The department is known for basic and applied research that led to the global revolution in digital communications.  USC electrical engineers led the research efforts to create the JPEG and MPEG compression standards on the Internet. The department has held a prominent position in other areas of digital and wireless communications, ultra-wide band radio, fiber optics, quantum information-processing and nanotechnology.
Dean Yortsos, left, presents Hsieh with a framed print of the new banner. Andrew Viterbi is second from right, with USC President Steven Sample on far right.


In addition to the gift announcement, the dean’s board room on the fifth floor of Tutor Hall was named after Hsieh.  President Sample, Dean Yortsos, senior administrators and members of the Viterbi School BOC joined in a ceremonial unveiling of the glass sign bearing Hsieh’s name.

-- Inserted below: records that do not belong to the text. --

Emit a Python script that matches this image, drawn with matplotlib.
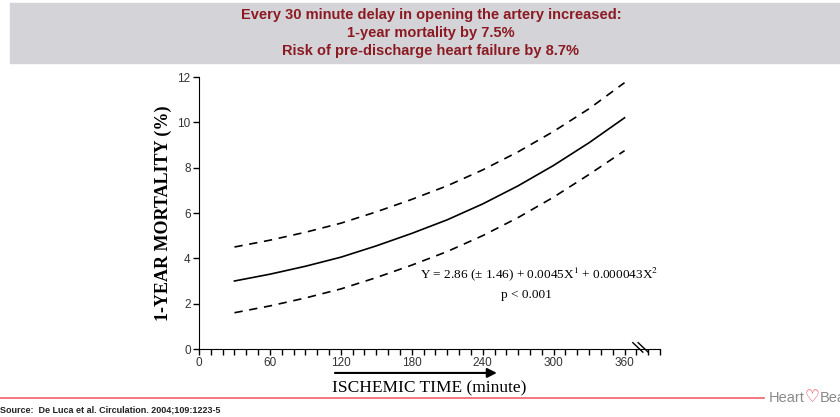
import numpy as np
import matplotlib.pyplot as plt
from matplotlib.patches import Rectangle
from matplotlib.lines import Line2D

# values (De Luca et al. 2004)
minutes = [30, 60, 90, 120, 150, 180, 210, 240, 270, 300, 330, 360]
mortality = [3.0, 3.3, 3.65, 4.05, 4.55, 5.1, 5.7, 6.4, 7.2, 8.1, 9.1, 10.2]
upper_ci = [4.5, 4.8, 5.15, 5.55, 6.05, 6.6, 7.2, 7.9, 8.7, 9.6, 10.6, 11.75]
lower_ci = [1.6, 1.9, 2.25, 2.65, 3.15, 3.7, 4.3, 5.0, 5.8, 6.7, 7.7, 8.75]

x_ticks = [0, 60, 120, 180, 240, 300, 360]
y_ticks = [0, 2, 4, 6, 8, 10, 12]

banner_lines = ["Every 30 minute delay in opening the artery increased:",
                "1-year mortality by 7.5%",
                "Risk of pre-discharge heart failure by 8.7%"]
equation = "Y = 2.86 (\u00b1 1.46) + 0.0045X$^{1}$ + 0.000043X$^{2}$"
p_text = "p < 0.001"
source = "Source:  De Luca et al. Circulation. 2004;109:1223-5"

plt.rcParams['mathtext.fontset'] = 'stix'

fig = plt.figure(figsize=(8.4, 4.17), dpi=100)
W, H = 840, 417

# grey banner with the headline
fig.patches.append(Rectangle((10 / W, 1 - 63 / H), 1 - 10 / W, 60 / H,
                             transform=fig.transFigure, color='#d4d4d8', zorder=0))
for i, line in enumerate(banner_lines):
    fig.text(431 / W, 1 - (15 + 18 * i) / H, line, ha='center', va='center',
             fontsize=10.5, fontweight='bold', color='#8b1a22', family='Liberation Sans')

# main axes
ax = fig.add_axes([199 / W, 1 - 349 / H, 461 / W, 272 / H])
ax.plot(minutes, mortality, color='black', lw=1.2)
ax.plot(minutes, upper_ci, color='black', lw=1.2, linestyle=(0, (5, 4)))
ax.plot(minutes, lower_ci, color='black', lw=1.2, linestyle=(0, (5, 4)))

ax.set_xlim(0, 390)
ax.set_ylim(0, 12)
ax.spines['top'].set_visible(False)
ax.spines['right'].set_visible(False)
ax.set_xticks(x_ticks)
ax.set_xticks(np.arange(0, 391, 10), minor=True)
ax.set_yticks(y_ticks)
ax.tick_params(axis='both', which='both', direction='out', length=4, width=1,
               labelsize=8.5, labelcolor='#333333', pad=2)
for lab in ax.get_xticklabels() + ax.get_yticklabels():
    lab.set_family('Liberation Sans')

ax.set_ylabel("1-YEAR MORTALITY (%)", family='Liberation Serif', fontweight='bold',
              fontsize=13, labelpad=4)
ax.set_xlabel("ISCHEMIC TIME (minute)", family='Liberation Serif', fontsize=12.5,
              labelpad=8)

# arrow under the x axis
ax.annotate('', xy=(252, -0.088), xytext=(115, -0.088),
            xycoords=('data', 'axes fraction'), textcoords=('data', 'axes fraction'),
            arrowprops=dict(arrowstyle='-|>', color='black', lw=1.5,
                            mutation_scale=14, shrinkA=0, shrinkB=0))

# axis break marks
for x0 in (367, 371.5):
    ax.add_line(Line2D([x0, x0 + 8.5], [0.28, -0.14], color='black', lw=1,
                       clip_on=False))

ax.text(288, 3.3, equation, ha='center', va='center', family='Liberation Serif',
        fontsize=9.5)
ax.text(277, 2.4, p_text, ha='center', va='center', family='Liberation Serif',
        fontsize=9.5)

# footer
fig.add_artist(Line2D([0, 764 / W], [1 - 398 / H] * 2, transform=fig.transFigure,
                      color='#f0606c', lw=1.2))
fig.text(769 / W, 1 - 398 / H, "Heart", ha='left', va='center', fontsize=10.5,
         color='#8a8a8a', family='Liberation Sans')
fig.text(805 / W, 1 - 397 / H, "\u2661", ha='left', va='center', fontsize=12,
         color='#e83040', family='DejaVu Sans')
fig.text(820 / W, 1 - 398 / H, "Beat", ha='left', va='center', fontsize=10.5,
         color='#8a8a8a', family='Liberation Sans', clip_on=False)
fig.text(0, 1 - 410 / H, source, ha='left', va='center', fontsize=6.5,
         fontweight='bold', color='#222222', family='Liberation Sans')

fig.savefig('out.png', dpi=100)
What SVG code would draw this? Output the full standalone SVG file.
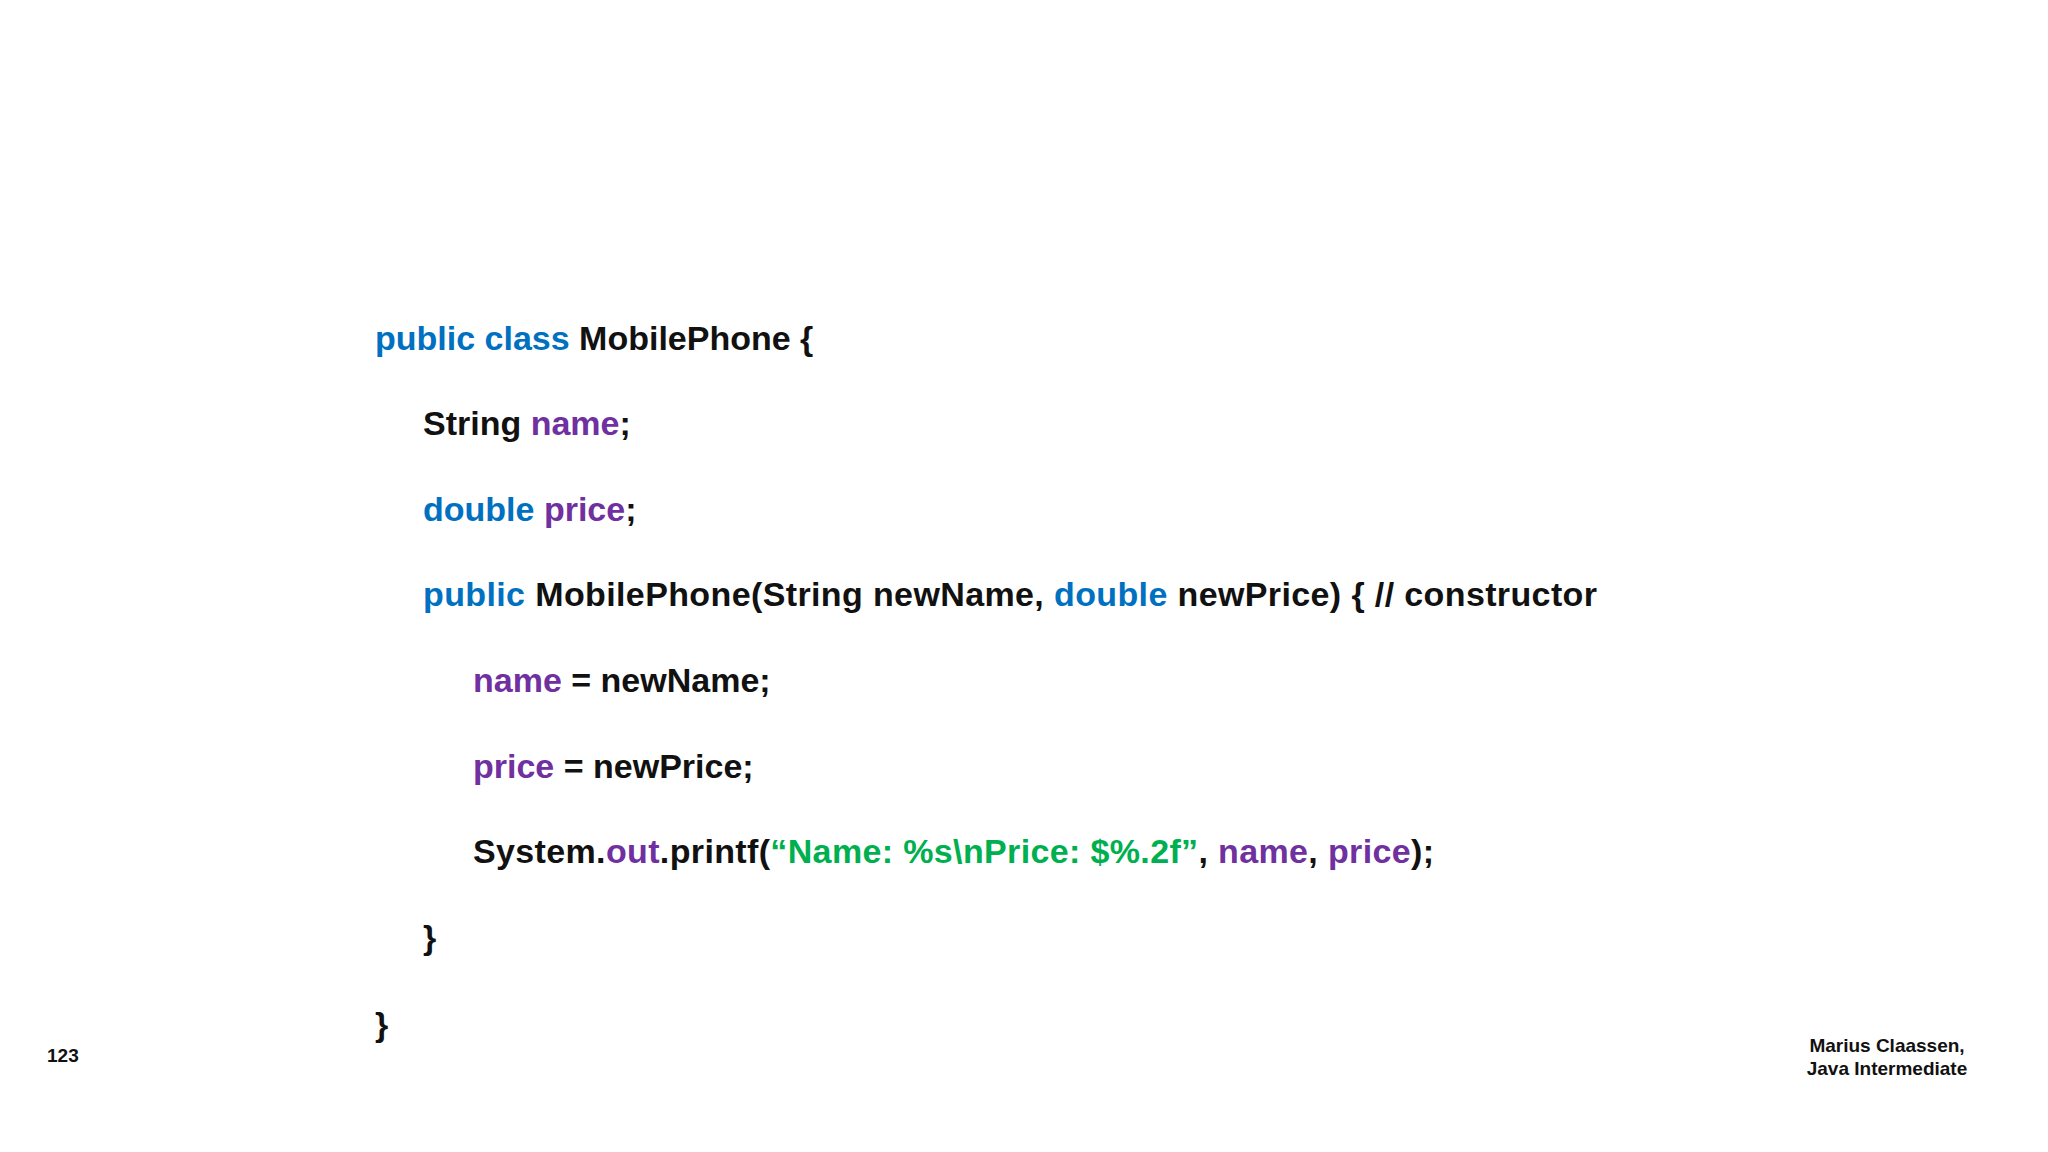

The Hsieh gift is the third department naming gift in the Viterbi School’s history. Alumnus Daniel J. Epstein named the the USC Daniel J. Epstein Department of Industrial and Systems Engineering in 2002 and in September 2005, alumnus John Mork endowed the USC Mork Family Department of Chemical Engineering and Materials Science.  Also, in March 2006, alumnus Ken Klein endowed the Klein Institute of Undergraduate Engineering Life (KIUEL), the only one of its kind dedicated to undergraduate engineering activities outside of the classroom.